Often asked what exactly he does, since Google has no retained ad agency and does not run any campaigns, Cobley insists his job is more interesting than the brand activity he led at Capital One, or his work for Walkers on the launch of cheese-and-onion-flavour Doritos.

He points to the greater variety offered by Google. 'At Walkers, the innovation cycle was new product shape, new pack size, new flavour, new promotion, and that was as broad as the level of change got,' he says. 'Here, you wake up one morning and we have launched Google Wave, an entire new communications tool.'

This summer, Google ran a global photography competition in collaboration with the Saatchi Gallery for students to create themes for iGoogle.

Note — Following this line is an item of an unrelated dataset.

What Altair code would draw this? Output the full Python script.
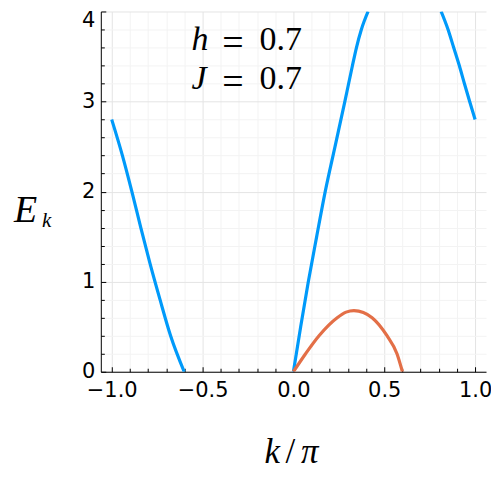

It received more than 3500 entries from 82 countries. 'There was PR around the event and it drove take-up of iGoogle,' says Cobley. 'We like this sort of campaign as it is fun, engaging and doesn't involve a big media cost.'

Google also runs an annual Doodle for Google contest, which encourages school children to design a homepage. 'Imagine if you had thousands of kids trying to design a Coca-Cola bottle,' he adds. 'You can't imagine a deeper brand experience.'

Cobley will not rule out advertising activity for some Google products in the future, but argues that his most powerful marketing tool is having a better search product than his rivals. 'The campaigns for other search providers will drive a small blip of trial, but, as long as our experience is better, they will come back to Google,' he says.

However, not even Google is immune to the advertising downturn, and Cobley admits there is still work to do in convincing brands to spend more of their budgets online. He says, for example, that most UK businesses do not use Google AdWords, which offers targeted ads around keyword searches. His team is therefore wooing smaller regional agencies and advertisers. Co-marketing partner-ships with banks and insurance firms, together with direct mail and events, are 'significantly growing the pace of new advertiser sign-ups', he adds.

Cobley is clear about his contribution to Google to date. 'I've helped take the business from doing some clever, scrappy, entrepreneurial marketing activities, which didn't really deliver any coherent strategy, to a clear marketing strategy for the most important products in the most important markets,' he says. One gets the feeling, however, that his work will not end there.